# Data cleaning
## Data cleaning issues
Text datasets can be messy! They often need to cleaned up, edited, transformed, structured. Data cleaning is a time consuming process but the benefits of working with clean, structured data make it worth it. Here are some of the most issues scholars, students, developers, deal with when cleaning texts and datasets:
- OCR correction and cleaning up
- reconciling conflicts in values/expressions (for example date formats)
- character encoding (espeically for multilingual content)
- converting geographical and spatiotemporal data (e.g. place names, dates) into machine-readable formats.
- standardizing abbreviations, acronyms, spellings
- splitting/merging texts into smaller units or larger datasets for analysis
## Tidying up and preparing your data
- use UTF-8 Encoding
- be consistent in formats/expressions of place/time (dates, locations)
- test your data or parts of your data featuring alternate names, non-Roman characters, different languages
- remove characters that are not useful in your analysis (html tags, "stopwords")
- use data cleaning software tools to speed up the process
- check that you have the right dataset for your research question or hypothesis (is anything left out? why?)
## Text / data cleaning tools
### Open Refine
Open Refine is a popular and comprehensive tool for data cleaning. You can use Open Refine to manipulate texts and text excerpts in spreadsheet format by replacing words, phrases, and characters, removing gaps, or merging and combining values. Open Refine is an extremely efficient tool that can help save time in the process of cleaning, transforming and reconciling data. There are installation kits for Windows, MacOSX and Linux available for [download](https://openrefine.org/download.html).

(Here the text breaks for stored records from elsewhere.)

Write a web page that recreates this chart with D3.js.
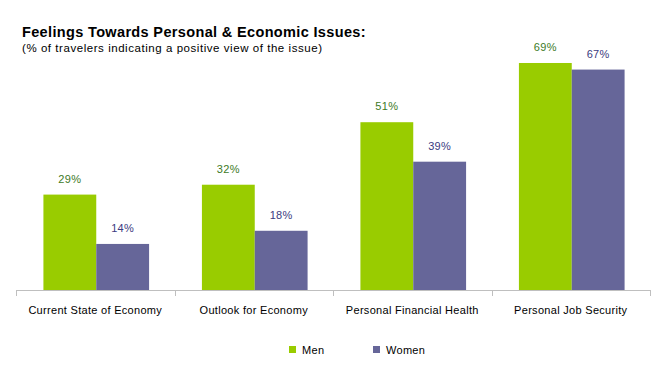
<!DOCTYPE html>
<html>
<head>
<meta charset="utf-8">
<script src="https://cdn.jsdelivr.net/npm/d3@7"></script>
<style>
  body { margin: 0; background: #fff; }
  text { font-family: "Liberation Sans", Arial, sans-serif; }
</style>
</head>
<body>
<div id="chart"></div>
<script>
// Chart data
const categories = ["Current State of Economy", "Outlook for Economy", "Personal Financial Health", "Personal Job Security"];
const seriesNames = ["Men", "Women"];
const menValues = [29, 32, 51, 69];
const womenValues = [14, 18, 39, 67];

const colors = { Men: "#99cc00", Women: "#666699" };
const labelColors = { Men: "#3d7a1f", Women: "#3b3b80" };

const width = 666, height = 369;
const baseline = 290;

const svg = d3.select("#chart").append("svg")
    .attr("width", width)
    .attr("height", height);

// Title
svg.append("text")
    .attr("x", 22).attr("y", 37)
    .style("font-size", "14.5px").style("font-weight", "bold")
    .style("letter-spacing", "0.35px")
    .text("Feelings Towards Personal & Economic Issues:");
svg.append("text")
    .attr("x", 22).attr("y", 52)
    .style("font-size", "11.5px")
    .style("letter-spacing", "0.55px")
    .text("(% of travelers indicating a positive view of the issue)");

const x = d3.scaleBand()
    .domain(categories)
    .range([16, 650])
    .paddingInner(0)
    .paddingOuter(0);

const xInner = d3.scaleBand()
    .domain(seriesNames)
    .range([0, x.bandwidth()])
    .paddingInner(0)
    .paddingOuter(0.5);

const y = d3.scaleLinear()
    .domain([0, 80])
    .range([baseline, baseline - 80 * 3.29]);

const data = categories.map((c, i) => ({
    category: c,
    values: [
        { series: "Men", value: menValues[i] },
        { series: "Women", value: womenValues[i] }
    ]
}));

const groups = svg.selectAll(".group")
    .data(data)
    .enter().append("g")
    .attr("class", "group")
    .attr("transform", d => `translate(${x(d.category) + 1},0)`);

groups.selectAll("rect")
    .data(d => d.values)
    .enter().append("rect")
    .attr("x", d => xInner(d.series))
    .attr("y", d => y(d.value))
    .attr("width", xInner.bandwidth())
    .attr("height", d => y(0) - y(d.value))
    .attr("fill", d => colors[d.series]);

groups.selectAll(".val")
    .data(d => d.values)
    .enter().append("text")
    .attr("class", "val")
    .attr("x", d => xInner(d.series) + xInner.bandwidth() / 2)
    .attr("y", d => y(d.value) - 12)
    .attr("text-anchor", "middle")
    .style("font-size", "11px")
    .style("letter-spacing", "0.3px")
    .attr("fill", d => labelColors[d.series])
    .text(d => d.value + "%");

// Axis
const axis = svg.append("g")
    .attr("transform", `translate(0,${baseline})`)
    .call(d3.axisBottom(x).tickSize(0).tickPadding(16));
axis.select(".domain").attr("stroke", "#bfbfbf").attr("d", "M16,0.5H650");
axis.selectAll("text")
    .style("font-size", "11px")
    .style("letter-spacing", "0.3px")
    .attr("fill", "#000")
    .style("font-family", "'Liberation Sans', Arial, sans-serif");

// Category boundary ticks
const boundaries = categories.map(c => x(c)).concat([x.range()[1]]);
axis.selectAll(".bound")
    .data(boundaries)
    .enter().append("line")
    .attr("class", "bound")
    .attr("x1", d => Math.round(d) + 0.5)
    .attr("x2", d => Math.round(d) + 0.5)
    .attr("y1", 0).attr("y2", 6)
    .attr("stroke", "#bfbfbf");

// Legend
const legendX = [289, 373];
const legend = svg.selectAll(".legend")
    .data(seriesNames)
    .enter().append("g")
    .attr("class", "legend")
    .attr("transform", (d, i) => `translate(${legendX[i]},346)`);
legend.append("rect")
    .attr("width", 7).attr("height", 7)
    .attr("fill", d => colors[d]);
legend.append("text")
    .attr("x", 13).attr("y", 7.5)
    .style("font-size", "11px")
    .style("letter-spacing", "0.3px")
    .text(d => d);
</script>
</body>
</html>
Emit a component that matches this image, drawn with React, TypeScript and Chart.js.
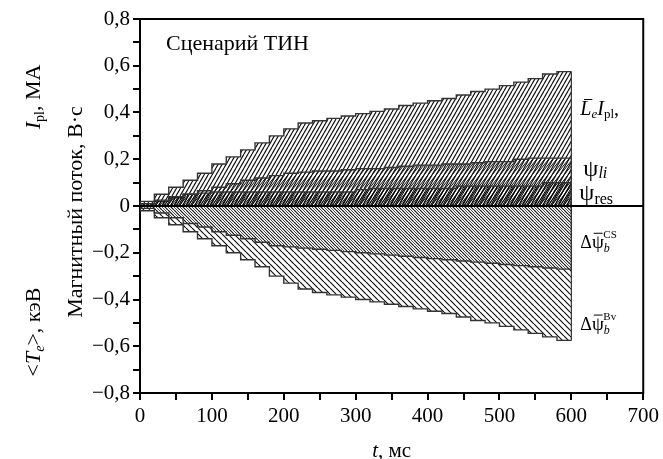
import React, { useEffect, useRef } from "react";
import { Chart, registerables } from "chart.js";

Chart.register(...registerables);

// time, ms
const times = [0, 20, 40, 60, 80, 100, 120, 140, 160, 180, 200, 220, 240, 260, 280, 300, 320, 340, 360, 380, 400, 420, 440, 460, 480, 500, 520, 540, 560, 580, 600];
// L_e * I_pl
const leIpl = [0, 0.02, 0.05, 0.08, 0.11, 0.14, 0.18, 0.21, 0.24, 0.27, 0.3, 0.33, 0.355, 0.365, 0.375, 0.385, 0.395, 0.405, 0.415, 0.43, 0.44, 0.45, 0.46, 0.475, 0.49, 0.5, 0.515, 0.53, 0.545, 0.565, 0.575];
// psi_li
const psiLi = [0, 0.01, 0.02, 0.035, 0.05, 0.065, 0.08, 0.095, 0.11, 0.12, 0.13, 0.14, 0.145, 0.15, 0.15, 0.155, 0.16, 0.16, 0.165, 0.17, 0.175, 0.175, 0.18, 0.18, 0.185, 0.19, 0.19, 0.2, 0.205, 0.205, 0.205];
// psi_res
const psiRes = [0, 0.01, 0.025, 0.04, 0.05, 0.055, 0.06, 0.06, 0.06, 0.06, 0.06, 0.06, 0.06, 0.06, 0.06, 0.06, 0.07, 0.075, 0.075, 0.075, 0.075, 0.075, 0.075, 0.085, 0.085, 0.085, 0.085, 0.085, 0.085, 0.1, 0.1];
// Delta psi_b^CS
const dPsiCS = [0, -0.01, -0.03, -0.05, -0.075, -0.09, -0.11, -0.125, -0.14, -0.155, -0.17, -0.175, -0.18, -0.185, -0.19, -0.195, -0.2, -0.205, -0.21, -0.215, -0.22, -0.225, -0.23, -0.235, -0.24, -0.245, -0.25, -0.255, -0.26, -0.265, -0.27];
// Delta psi_b^Bv
const dPsiBv = [0, -0.02, -0.05, -0.08, -0.11, -0.14, -0.17, -0.2, -0.23, -0.26, -0.3, -0.33, -0.355, -0.37, -0.38, -0.39, -0.4, -0.41, -0.42, -0.43, -0.44, -0.45, -0.46, -0.475, -0.49, -0.5, -0.515, -0.53, -0.545, -0.56, -0.575];

const FONT = "'Liberation Serif', 'Times New Roman', serif";

type Run = { t: string; size: number; italic?: boolean; dy?: number; bar?: boolean };

function runWidth(ctx: CanvasRenderingContext2D, runs: Run[]) {
  let w = 0;
  for (const r of runs) {
    ctx.font = `${r.italic ? "italic " : ""}${r.size}px ${FONT}`;
    w += ctx.measureText(r.t).width;
  }
  return w;
}

function drawRuns(ctx: CanvasRenderingContext2D, runs: Run[], x: number, y: number) {
  let cx = x;
  for (const r of runs) {
    ctx.font = `${r.italic ? "italic " : ""}${r.size}px ${FONT}`;
    const w = ctx.measureText(r.t).width;
    ctx.fillText(r.t, cx, y + (r.dy || 0));
    if (r.bar) {
      ctx.save();
      ctx.lineWidth = 1;
      ctx.beginPath();
      const by = y + (r.dy || 0) - r.size * 0.78;
      ctx.moveTo(cx + w * 0.15 + (r.italic ? 2 : 0), by);
      ctx.lineTo(cx + w * 0.9 + (r.italic ? 2 : 0), by);
      ctx.stroke();
      ctx.restore();
    }
    cx += w;
  }
}

function makeHatch(w: number, h: number, dir: "/" | "\\", lw: number, color: string, off = 0) {
  const c = document.createElement("canvas");
  c.width = w;
  c.height = h;
  const g = c.getContext("2d")!;
  g.strokeStyle = color;
  g.lineWidth = lw;
  g.beginPath();
  for (const k of [-1, 0, 1]) {
    const sx = k * w + off;
    if (dir === "/") {
      g.moveTo(sx, h);
      g.lineTo(sx + w, 0);
    } else {
      g.moveTo(sx, 0);
      g.lineTo(sx + w, h);
    }
  }
  g.stroke();
  return g.createPattern(c, "repeat")!;
}

const annotate = {
  id: "annotate",
  afterDatasetsDraw(chart: any) {
    const ctx: CanvasRenderingContext2D = chart.ctx;
    const ys = chart.scales.y;
    const y0 = ys.getPixelForValue(0);
    ctx.save();
    ctx.strokeStyle = "#333";
    ctx.lineWidth = 1.2;
    chart.data.datasets.forEach((_: any, i: number) => {
      const meta = chart.getDatasetMeta(i);
      const pts = meta.data;
      const last = pts[pts.length - 1];
      ctx.beginPath();
      ctx.moveTo(last.x, last.y);
      ctx.lineTo(last.x, y0);
      ctx.stroke();
    });
    ctx.strokeStyle = "#000";
    ctx.lineWidth = 2;
    ctx.beginPath();
    ctx.moveTo(chart.chartArea.left, y0);
    ctx.lineTo(chart.chartArea.right, y0);
    ctx.stroke();
    ctx.restore();
  },
  afterDraw(chart: any) {
    const ctx: CanvasRenderingContext2D = chart.ctx;
    const { left, right, top, bottom } = chart.chartArea;
    const xs = chart.scales.x;
    const ys = chart.scales.y;
    ctx.save();
    ctx.strokeStyle = "#000";
    ctx.lineWidth = 2;
    ctx.beginPath();
    ctx.moveTo(left - 1, top);
    ctx.lineTo(right, top);
    ctx.lineTo(right, bottom + 1);
    ctx.stroke();

    ctx.fillStyle = "#000";
    ctx.strokeStyle = "#000";
    ctx.textBaseline = "alphabetic";
    ctx.textAlign = "left";

    drawRuns(ctx, [{ t: "Сценарий ТИН", size: 22 }], left + 26, top + 31);

    const lx = xs.getPixelForValue(600) + 9;
    drawRuns(ctx, [
      { t: "L", size: 20, italic: true, bar: true },
      { t: "e", size: 13, italic: true, dy: 3 },
      { t: "I", size: 20, italic: true },
      { t: "pl", size: 13, dy: 3 },
      { t: ",", size: 20 },
    ], lx, ys.getPixelForValue(0.389));
    drawRuns(ctx, [
      { t: "ψ", size: 24 },
      { t: "li", size: 16, italic: true, dy: 2 },
    ], lx + 3, ys.getPixelForValue(0.128));
    drawRuns(ctx, [
      { t: "ψ", size: 24 },
      { t: "res", size: 16, dy: 4 },
    ], lx - 1, ys.getPixelForValue(0.026));
    drawRuns(ctx, [
      { t: "Δ", size: 18 },
      { t: "ψ", size: 19, bar: true },
      { t: "b", size: 12, italic: true, dy: 4 },
    ], lx, ys.getPixelForValue(-0.18));
    drawRuns(ctx, [{ t: "CS", size: 11 }], lx + 23, ys.getPixelForValue(-0.18) - 10);
    drawRuns(ctx, [
      { t: "Δ", size: 18 },
      { t: "ψ", size: 19, bar: true },
      { t: "b", size: 12, italic: true, dy: 4 },
    ], lx, ys.getPixelForValue(-0.53));
    drawRuns(ctx, [{ t: "Bv", size: 11 }], lx + 23, ys.getPixelForValue(-0.53) - 10);

    const xt: Run[] = [
      { t: "t", size: 21, italic: true },
      { t: ", мс", size: 21 },
    ];
    const xw = runWidth(ctx, xt);
    drawRuns(ctx, xt, (left + right) / 2 - xw / 2, 457);

    const vtext = (runs: Run[], cx: number, cy: number, size: number) => {
      const w = runWidth(ctx, runs);
      ctx.save();
      ctx.translate(cx, cy);
      ctx.rotate(-Math.PI / 2);
      drawRuns(ctx, runs, -w / 2, size * 0.33);
      ctx.restore();
    };
    vtext([
      { t: "I", size: 22, italic: true },
      { t: "pl", size: 14, dy: 4 },
      { t: ", МА", size: 22 },
    ], 33, 97, 22);
    vtext([
      { t: "<", size: 22 },
      { t: "T", size: 22, italic: true },
      { t: "e", size: 14, italic: true, dy: 4 },
      { t: ">, кэВ", size: 22 },
    ], 33, 332, 22);
    vtext([{ t: "Магнитный поток, В·с", size: 22 }], 75, 212, 22);
    ctx.restore();
  },
};

function fmtY(v: number) {
  const k = Math.round(v * 10);
  if (k % 2 !== 0) return "";
  if (k === 0) return "0";
  return (k < 0 ? "\u2212" : "") + (Math.abs(k) / 10).toFixed(1).replace(".", ",");
}

export default function App() {
  const ref = useRef<HTMLCanvasElement | null>(null);
  useEffect(() => {
    const canvas = ref.current!;
    const mk = (arr: number[]) => times.map((t, i) => ({ x: t, y: arr[i] }));
    const base = {
      stepped: "after" as const,
      fill: "origin",
      pointRadius: 0,
      borderColor: "#333",
      borderWidth: 1.4,
    };
    const chart = new Chart(canvas, {
      type: "line",
      data: {
        datasets: [
          { ...base, label: "psiRes", data: mk(psiRes), backgroundColor: makeHatch(3, 5, "/", 1.0, "#000") },
          { ...base, label: "psiLi", data: mk(psiLi), backgroundColor: makeHatch(4, 5, "/", 1.0, "#111") },
          { ...base, label: "LeIpl", data: mk(leIpl), backgroundColor: makeHatch(4, 7, "/", 1.2, "#111") },
          { ...base, label: "dPsiCS", data: mk(dPsiCS), backgroundColor: makeHatch(6, 6, "\\", 0.8, "#222", 3) },
          { ...base, label: "dPsiBv", data: mk(dPsiBv), backgroundColor: makeHatch(6, 6, "\\", 1.2, "#111") },
        ] as any,
      },
      options: {
        animation: false,
        responsive: true,
        maintainAspectRatio: false,
        layout: { padding: { left: 0, right: 16, top: 19, bottom: 0 } },
        plugins: { legend: { display: false }, tooltip: { enabled: false } },
        scales: {
          x: {
            type: "linear",
            min: 0,
            max: 700,
            afterFit: (s: any) => { s.height = 66; },
            ticks: {
              stepSize: 50,
              autoSkip: false,
              maxRotation: 0,
              padding: 4,
              color: "#000",
              font: { family: FONT, size: 21 },
              callback: (v: any) => (Math.round(v) % 100 === 0 ? String(Math.round(v)) : ""),
            },
            grid: { drawOnChartArea: false, drawTicks: true, tickLength: 7, color: "#000", lineWidth: 2 },
            border: { display: true, color: "#000", width: 2 },
          },
          y: {
            type: "linear",
            min: -0.8,
            max: 0.8,
            afterFit: (s: any) => { s.width = 140; },
            ticks: {
              stepSize: 0.1,
              autoSkip: false,
              padding: 3,
              color: "#000",
              font: { family: FONT, size: 21 },
              callback: (v: any) => fmtY(Number(v)),
            },
            grid: { drawOnChartArea: false, drawTicks: true, tickLength: 7, color: "#000", lineWidth: 2 },
            border: { display: true, color: "#000", width: 2 },
          },
        },
      } as any,
      plugins: [annotate],
    });
    return () => chart.destroy();
  }, []);
  return (
    <div style={{ position: "absolute", left: 0, top: 0, width: 663, height: 459, background: "#fff" }}>
      <canvas ref={ref} />
    </div>
  );
}
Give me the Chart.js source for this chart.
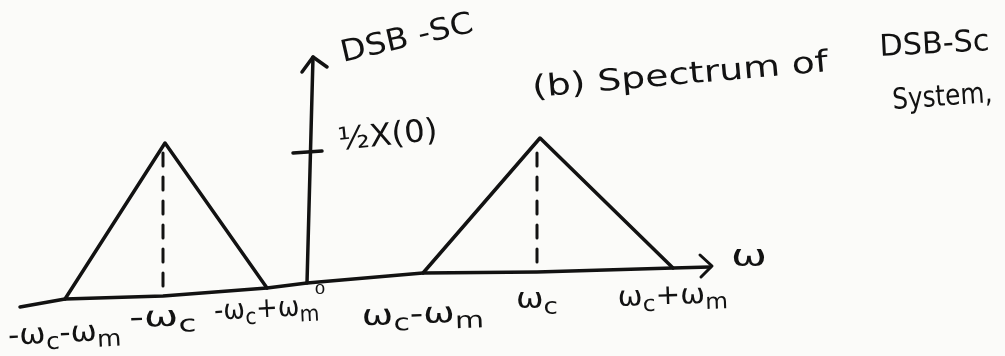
<!DOCTYPE html>
<html>
<head>
<meta charset="utf-8">
<title>DSB-SC spectrum</title>
<script src="https://cdn.jsdelivr.net/npm/chart.js@4.4.1/dist/chart.umd.min.js"></script>
<style>
  html, body { margin: 0; padding: 0; background: #fbfbf9; }
  #wrap { width: 1005px; height: 356px; }
</style>
</head>
<body>
<div id="wrap"><canvas id="c" width="1005" height="356"></canvas></div>
<script>
// Frequency axis (drawn by hand, so it rises slightly to the right)
const axisX = [-2.86, -2.41, -1.43, -0.39, 0.01, 1.17, 2.31, 3.67, 4.04];
const axisY = [-0.24, -0.16, -0.13, -0.05, 0.00, 0.10, 0.11, 0.15, 0.16];

// Lower sideband lobe centred on -wc, upper lobe centred on +wc
const lobeLowX = [-2.41, -1.41, -0.39];
const lobeLowY = [-0.16, 1.40, -0.05];
const lobeHighX = [1.17, 2.34, 3.67];
const lobeHighY = [0.10, 1.45, 0.15];

// Dashed carrier markers at -wc and +wc (top, bottom)
const carrierLowX = [-1.43, -1.43];
const carrierLowY = [1.30, -0.13];
const carrierHighX = [2.31, 2.31];
const carrierHighY = [1.30, 0.11];

// Amplitude axis and its tick at 1/2 X(0)
const ampAxisX = [0.01, 0.07];
const ampAxisY = [0.00, 2.26];
const halfX0 = 1.31;
const halfTickX = [-0.13, 0.16];
const halfTickY = [halfX0 - 0.01, halfX0 + 0.01];

// Arrow heads
const ampArrowX = [-0.04, 0.07, 0.21];
const ampArrowY = [2.11, 2.26, 2.16];
const freqArrowX = [3.94, 4.06, 3.95];
const freqArrowY = [0.28, 0.17, 0.06];

// Tick labels along the frequency axis
const freqTicks = [-2.41, -1.43, -0.39, 1.17, 2.31, 3.67];
const freqTickLabels = ['-ω_c-ω_m', '-ω_c', '-ω_c+ω_m', 'ω_c-ω_m', 'ω_c', 'ω_c+ω_m'];

const pts = (xs, ys) => xs.map((x, i) => ({ x, y: ys[i] }));

const ink = '#121212';
const line = (xs, ys, extra) => Object.assign({
  data: pts(xs, ys),
  showLine: true,
  borderColor: ink,
  backgroundColor: ink,
  borderWidth: 3.5,
  borderCapStyle: 'round',
  borderJoinStyle: 'round',
  pointRadius: 0,
  tension: 0,
  fill: false
}, extra || {});

// Layout of the labels (pixel baselines / widths / sizes)
const tickLayout = [
  { y: 342, w: 113, size: 29, rot: -3 },
  { y: 326, w: 67,  size: 29, rot: -2 },
  { y: 317, w: 105, size: 28, rot: -3 },
  { y: 323, w: 122, size: 29, rot: -2 },
  { y: 308, w: 42,  size: 29, rot: 0 },
  { y: 304, w: 110, size: 28, rot: -2 }
];

const notes = [
  { text: 'DSB -SC', x: 0.37, y: 2.21, w: 135, size: 30, rot: -13, align: 'left' },
  { text: '½X(0)', x: 0.33, y: 1.33, w: 100, size: 31, rot: -6, align: 'left' },
  { text: '(b) Spectrum of', x: 2.27, y: 1.86, w: 297, size: 30, rot: -5, align: 'left' },
  { text: 'DSB-Sc', x: 5.74, y: 2.27, w: 110, size: 30, rot: -3, align: 'left' },
  { text: 'System,', x: 5.87, y: 1.74, w: 100, size: 29, rot: -4, align: 'left' },
  { text: 'ω', x: 4.25, y: 0.17, w: 36, size: 30, rot: 0, align: 'left' },
  { text: '0', x: 0.14, y: -0.11, w: 11, size: 14, rot: 0, align: 'center' }
];

const FONT = '"DejaVu Sans", sans-serif';
const SUB = 0.8;

function parseRich(s) {
  const parts = [];
  for (let i = 0; i < s.length; i++) {
    if (s[i] === '_') { parts.push({ t: s[i + 1], sub: true }); i++; }
    else if (parts.length && !parts[parts.length - 1].sub) parts[parts.length - 1].t += s[i];
    else parts.push({ t: s[i], sub: false });
  }
  return parts;
}

function drawRich(ctx, s, px, py, size, width, rotDeg, align) {
  const parts = parseRich(s);
  let total = 0;
  parts.forEach(p => {
    ctx.font = (p.sub ? Math.round(size * SUB) : size) + 'px ' + FONT;
    p.w = ctx.measureText(p.t).width;
    total += p.w;
  });
  const sx = width ? width / total : 1;
  ctx.save();
  ctx.translate(px, py);
  ctx.rotate(rotDeg * Math.PI / 180);
  ctx.scale(sx, 1);
  let x = align === 'center' ? -total / 2 : 0;
  ctx.fillStyle = ink;
  ctx.textBaseline = 'alphabetic';
  ctx.textAlign = 'left';
  parts.forEach(p => {
    ctx.font = (p.sub ? Math.round(size * SUB) : size) + 'px ' + FONT;
    ctx.fillText(p.t, x, p.sub ? size * 0.22 : 0);
    x += p.w;
  });
  ctx.restore();
}

const paper = {
  id: 'paper',
  beforeDraw(chart) {
    const ctx = chart.ctx;
    ctx.save();
    ctx.fillStyle = '#fbfbf9';
    ctx.fillRect(0, 0, chart.width, chart.height);
    ctx.restore();
  }
};

const labels = {
  id: 'labels',
  afterDatasetsDraw(chart) {
    const ctx = chart.ctx;
    const xs = chart.scales.x, ys = chart.scales.y;
    freqTicks.forEach((f, i) => {
      const L = tickLayout[i];
      drawRich(ctx, freqTickLabels[i], xs.getPixelForValue(f), L.y, L.size, L.w, L.rot, 'center');
    });
    notes.forEach(n => {
      drawRich(ctx, n.text, xs.getPixelForValue(n.x), ys.getPixelForValue(n.y), n.size, n.w, n.rot, n.align);
    });
  }
};

new Chart(document.getElementById('c'), {
  type: 'scatter',
  data: {
    datasets: [
      line(axisX, axisY),
      line(ampAxisX, ampAxisY),
      line(ampArrowX, ampArrowY),
      line(freqArrowX, freqArrowY, { borderWidth: 3 }),
      line(halfTickX, halfTickY),
      line(lobeLowX, lobeLowY),
      line(lobeHighX, lobeHighY),
      line(carrierLowX, carrierLowY, { borderDash: [13, 11], borderWidth: 3 }),
      line(carrierHighX, carrierHighY, { borderDash: [13, 11], borderWidth: 3 })
    ]
  },
  options: {
    responsive: false,
    maintainAspectRatio: false,
    animation: false,
    devicePixelRatio: 1,
    layout: { padding: 0 },
    plugins: { legend: { display: false }, tooltip: { enabled: false } },
    scales: {
      x: { type: 'linear', min: -3.06, max: 6.99, display: false },
      y: { type: 'linear', min: -0.73, max: 2.83, display: false }
    }
  },
  plugins: [paper, labels]
});
</script>
</body>
</html>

Open Refine is a tool widely used in digital humanities projects and is part of the data preparation and processing workflow. Thomas Padilla has written a great guide for Open Refine with a digital humanities focus and flavor:
http://thomaspadilla.org/dataprep/
### Text Cleanr
[Text Cleanr](http://www.textcleanr.com/) is an simple, intuitive tool for clearning and preparing texts for analysis. You can try it here:
http://www.textcleanr.com/
Task:
* Go to: [Homage to What? by Peter McGregor](http://library.nothingness.org/articles/SI/en/display/272)
* Right click on the page and select "View source".
The text should look like this:

* Copy all text and past into Cleanr's textbox.
* Find the html option menu and select "Remove." Set any other variables or filters you wish for the text.